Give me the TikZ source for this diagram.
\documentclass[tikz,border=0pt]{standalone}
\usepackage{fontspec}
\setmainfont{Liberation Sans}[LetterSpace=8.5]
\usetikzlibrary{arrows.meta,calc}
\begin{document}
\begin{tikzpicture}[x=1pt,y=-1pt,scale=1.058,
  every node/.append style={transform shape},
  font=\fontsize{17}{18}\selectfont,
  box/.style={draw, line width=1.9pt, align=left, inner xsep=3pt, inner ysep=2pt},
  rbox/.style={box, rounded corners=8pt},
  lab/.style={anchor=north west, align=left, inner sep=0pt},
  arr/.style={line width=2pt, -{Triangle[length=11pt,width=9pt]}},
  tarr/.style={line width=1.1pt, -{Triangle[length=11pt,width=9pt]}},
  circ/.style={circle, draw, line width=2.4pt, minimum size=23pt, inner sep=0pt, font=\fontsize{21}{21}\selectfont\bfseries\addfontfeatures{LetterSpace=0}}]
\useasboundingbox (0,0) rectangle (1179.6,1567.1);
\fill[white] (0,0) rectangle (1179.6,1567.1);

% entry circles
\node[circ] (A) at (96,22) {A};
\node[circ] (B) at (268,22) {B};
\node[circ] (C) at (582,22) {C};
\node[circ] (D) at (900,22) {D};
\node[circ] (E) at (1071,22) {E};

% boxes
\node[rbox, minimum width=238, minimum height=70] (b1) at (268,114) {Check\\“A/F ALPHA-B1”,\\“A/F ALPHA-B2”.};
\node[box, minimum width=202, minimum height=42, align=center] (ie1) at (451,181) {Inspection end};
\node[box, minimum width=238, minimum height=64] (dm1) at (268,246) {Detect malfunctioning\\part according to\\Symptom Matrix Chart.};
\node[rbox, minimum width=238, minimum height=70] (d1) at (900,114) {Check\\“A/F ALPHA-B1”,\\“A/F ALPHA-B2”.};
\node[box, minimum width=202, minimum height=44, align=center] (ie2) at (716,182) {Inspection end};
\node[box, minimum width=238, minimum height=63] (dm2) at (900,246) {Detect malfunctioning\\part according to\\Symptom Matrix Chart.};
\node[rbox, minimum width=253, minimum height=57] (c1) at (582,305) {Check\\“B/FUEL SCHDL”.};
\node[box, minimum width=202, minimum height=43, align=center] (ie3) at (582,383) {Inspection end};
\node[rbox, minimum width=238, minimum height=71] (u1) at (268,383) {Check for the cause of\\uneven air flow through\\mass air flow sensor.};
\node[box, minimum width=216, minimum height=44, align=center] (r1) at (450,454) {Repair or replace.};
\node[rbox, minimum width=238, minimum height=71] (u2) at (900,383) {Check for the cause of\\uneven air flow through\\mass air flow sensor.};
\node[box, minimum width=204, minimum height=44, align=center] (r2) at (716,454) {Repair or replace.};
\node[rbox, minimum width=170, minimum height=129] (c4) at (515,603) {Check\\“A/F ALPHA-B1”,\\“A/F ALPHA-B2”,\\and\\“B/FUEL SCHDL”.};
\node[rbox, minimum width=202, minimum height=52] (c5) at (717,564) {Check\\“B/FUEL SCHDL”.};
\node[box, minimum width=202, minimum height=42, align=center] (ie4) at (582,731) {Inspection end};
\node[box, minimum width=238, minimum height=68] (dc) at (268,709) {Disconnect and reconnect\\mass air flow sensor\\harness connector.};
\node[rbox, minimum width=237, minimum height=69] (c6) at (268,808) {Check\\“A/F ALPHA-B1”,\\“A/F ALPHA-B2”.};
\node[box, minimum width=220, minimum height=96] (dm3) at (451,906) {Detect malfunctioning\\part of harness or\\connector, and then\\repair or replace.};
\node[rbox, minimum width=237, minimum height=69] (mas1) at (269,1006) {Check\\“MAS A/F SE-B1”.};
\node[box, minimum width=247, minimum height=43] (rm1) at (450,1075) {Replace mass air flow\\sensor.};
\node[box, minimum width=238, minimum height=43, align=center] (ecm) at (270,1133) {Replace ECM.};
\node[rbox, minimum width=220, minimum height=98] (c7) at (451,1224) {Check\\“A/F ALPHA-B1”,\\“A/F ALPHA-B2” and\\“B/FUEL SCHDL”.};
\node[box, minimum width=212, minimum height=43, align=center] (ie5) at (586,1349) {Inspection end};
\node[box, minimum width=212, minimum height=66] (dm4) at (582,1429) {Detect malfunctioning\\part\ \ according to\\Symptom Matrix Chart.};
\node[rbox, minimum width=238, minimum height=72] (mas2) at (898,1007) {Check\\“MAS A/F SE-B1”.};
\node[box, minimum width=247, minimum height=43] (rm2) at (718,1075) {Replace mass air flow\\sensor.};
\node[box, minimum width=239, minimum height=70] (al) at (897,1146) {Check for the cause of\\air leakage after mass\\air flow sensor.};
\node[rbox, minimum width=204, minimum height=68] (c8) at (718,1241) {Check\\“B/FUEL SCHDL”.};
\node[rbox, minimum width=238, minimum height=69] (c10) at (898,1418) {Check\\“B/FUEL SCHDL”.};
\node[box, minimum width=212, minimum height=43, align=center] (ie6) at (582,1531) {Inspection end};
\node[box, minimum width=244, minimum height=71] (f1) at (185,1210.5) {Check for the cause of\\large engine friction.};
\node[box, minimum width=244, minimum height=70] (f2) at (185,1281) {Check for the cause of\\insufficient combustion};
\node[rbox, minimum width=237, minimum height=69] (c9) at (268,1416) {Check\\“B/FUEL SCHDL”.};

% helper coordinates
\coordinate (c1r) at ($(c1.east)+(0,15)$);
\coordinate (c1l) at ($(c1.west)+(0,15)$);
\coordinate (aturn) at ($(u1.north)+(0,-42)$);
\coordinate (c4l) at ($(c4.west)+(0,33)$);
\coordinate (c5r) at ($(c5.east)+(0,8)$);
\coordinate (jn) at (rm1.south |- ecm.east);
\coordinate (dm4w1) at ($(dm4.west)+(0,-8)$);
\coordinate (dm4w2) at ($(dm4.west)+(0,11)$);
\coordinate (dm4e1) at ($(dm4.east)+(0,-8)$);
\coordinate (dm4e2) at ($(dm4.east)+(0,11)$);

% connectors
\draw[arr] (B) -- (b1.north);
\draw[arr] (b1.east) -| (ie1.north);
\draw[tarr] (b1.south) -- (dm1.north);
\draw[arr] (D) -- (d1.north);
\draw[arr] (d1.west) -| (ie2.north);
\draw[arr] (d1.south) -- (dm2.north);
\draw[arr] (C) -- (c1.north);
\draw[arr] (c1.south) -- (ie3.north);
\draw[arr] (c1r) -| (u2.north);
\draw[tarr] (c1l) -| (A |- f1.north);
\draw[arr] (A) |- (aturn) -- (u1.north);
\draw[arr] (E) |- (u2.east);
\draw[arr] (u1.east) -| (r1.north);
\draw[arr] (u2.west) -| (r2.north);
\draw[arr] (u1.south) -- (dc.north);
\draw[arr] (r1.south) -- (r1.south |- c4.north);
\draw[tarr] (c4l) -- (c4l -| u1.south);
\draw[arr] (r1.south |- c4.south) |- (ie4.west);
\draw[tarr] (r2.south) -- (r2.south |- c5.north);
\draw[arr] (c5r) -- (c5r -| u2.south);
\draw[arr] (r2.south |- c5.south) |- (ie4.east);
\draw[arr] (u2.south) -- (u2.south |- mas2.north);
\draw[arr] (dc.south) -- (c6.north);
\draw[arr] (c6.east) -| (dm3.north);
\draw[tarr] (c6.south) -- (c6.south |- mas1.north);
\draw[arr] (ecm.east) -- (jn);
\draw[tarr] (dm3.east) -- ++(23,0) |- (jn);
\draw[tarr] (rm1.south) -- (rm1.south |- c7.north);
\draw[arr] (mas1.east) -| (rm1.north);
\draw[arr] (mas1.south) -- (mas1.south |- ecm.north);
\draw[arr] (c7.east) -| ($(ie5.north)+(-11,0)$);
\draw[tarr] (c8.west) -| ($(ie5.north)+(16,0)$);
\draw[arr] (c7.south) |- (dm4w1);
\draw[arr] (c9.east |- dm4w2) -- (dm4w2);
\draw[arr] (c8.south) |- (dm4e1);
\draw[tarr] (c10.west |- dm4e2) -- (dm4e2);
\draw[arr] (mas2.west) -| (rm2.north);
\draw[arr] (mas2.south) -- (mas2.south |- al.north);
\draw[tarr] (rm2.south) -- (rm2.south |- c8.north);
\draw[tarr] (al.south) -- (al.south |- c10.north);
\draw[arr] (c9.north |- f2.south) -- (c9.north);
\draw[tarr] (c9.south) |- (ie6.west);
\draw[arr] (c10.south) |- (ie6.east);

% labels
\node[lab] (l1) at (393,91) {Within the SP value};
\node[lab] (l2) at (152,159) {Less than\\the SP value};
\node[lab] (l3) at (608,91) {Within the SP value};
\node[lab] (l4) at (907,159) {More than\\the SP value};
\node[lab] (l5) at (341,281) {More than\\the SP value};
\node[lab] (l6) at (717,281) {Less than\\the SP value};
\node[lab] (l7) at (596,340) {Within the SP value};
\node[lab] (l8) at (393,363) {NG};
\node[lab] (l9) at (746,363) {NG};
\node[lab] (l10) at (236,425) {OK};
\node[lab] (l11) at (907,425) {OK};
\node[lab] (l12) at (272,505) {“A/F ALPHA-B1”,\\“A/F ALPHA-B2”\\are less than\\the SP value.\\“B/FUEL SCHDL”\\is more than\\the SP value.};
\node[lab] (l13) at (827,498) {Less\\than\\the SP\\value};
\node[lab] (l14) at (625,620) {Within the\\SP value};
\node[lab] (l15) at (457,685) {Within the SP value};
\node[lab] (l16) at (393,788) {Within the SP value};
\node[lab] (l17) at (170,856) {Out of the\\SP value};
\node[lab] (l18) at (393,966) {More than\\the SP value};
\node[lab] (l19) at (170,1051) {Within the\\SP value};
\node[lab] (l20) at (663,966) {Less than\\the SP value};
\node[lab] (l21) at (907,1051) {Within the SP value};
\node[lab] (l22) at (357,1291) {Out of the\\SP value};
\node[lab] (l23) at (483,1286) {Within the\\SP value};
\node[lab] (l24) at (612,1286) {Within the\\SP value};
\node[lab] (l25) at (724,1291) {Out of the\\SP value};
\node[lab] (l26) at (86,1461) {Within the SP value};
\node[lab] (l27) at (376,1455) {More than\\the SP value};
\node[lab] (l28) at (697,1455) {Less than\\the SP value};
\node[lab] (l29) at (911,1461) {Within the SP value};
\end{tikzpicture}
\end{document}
- - - - -
#### [WHAT NEEDS TO BE DONE]
Everything from the first line of the material through the line containing "(E) at (1071,22)" is to be printed exactly; lines after that are to be left out.

#### [ANSWER FOR THE TASK]
Give me the TikZ source for this diagram.
\documentclass[tikz,border=0pt]{standalone}
\usepackage{fontspec}
\setmainfont{Liberation Sans}[LetterSpace=8.5]
\usetikzlibrary{arrows.meta,calc}
\begin{document}
\begin{tikzpicture}[x=1pt,y=-1pt,scale=1.058,
  every node/.append style={transform shape},
  font=\fontsize{17}{18}\selectfont,
  box/.style={draw, line width=1.9pt, align=left, inner xsep=3pt, inner ysep=2pt},
  rbox/.style={box, rounded corners=8pt},
  lab/.style={anchor=north west, align=left, inner sep=0pt},
  arr/.style={line width=2pt, -{Triangle[length=11pt,width=9pt]}},
  tarr/.style={line width=1.1pt, -{Triangle[length=11pt,width=9pt]}},
  circ/.style={circle, draw, line width=2.4pt, minimum size=23pt, inner sep=0pt, font=\fontsize{21}{21}\selectfont\bfseries\addfontfeatures{LetterSpace=0}}]
\useasboundingbox (0,0) rectangle (1179.6,1567.1);
\fill[white] (0,0) rectangle (1179.6,1567.1);

% entry circles
\node[circ] (A) at (96,22) {A};
\node[circ] (B) at (268,22) {B};
\node[circ] (C) at (582,22) {C};
\node[circ] (D) at (900,22) {D};
\node[circ] (E) at (1071,22) {E};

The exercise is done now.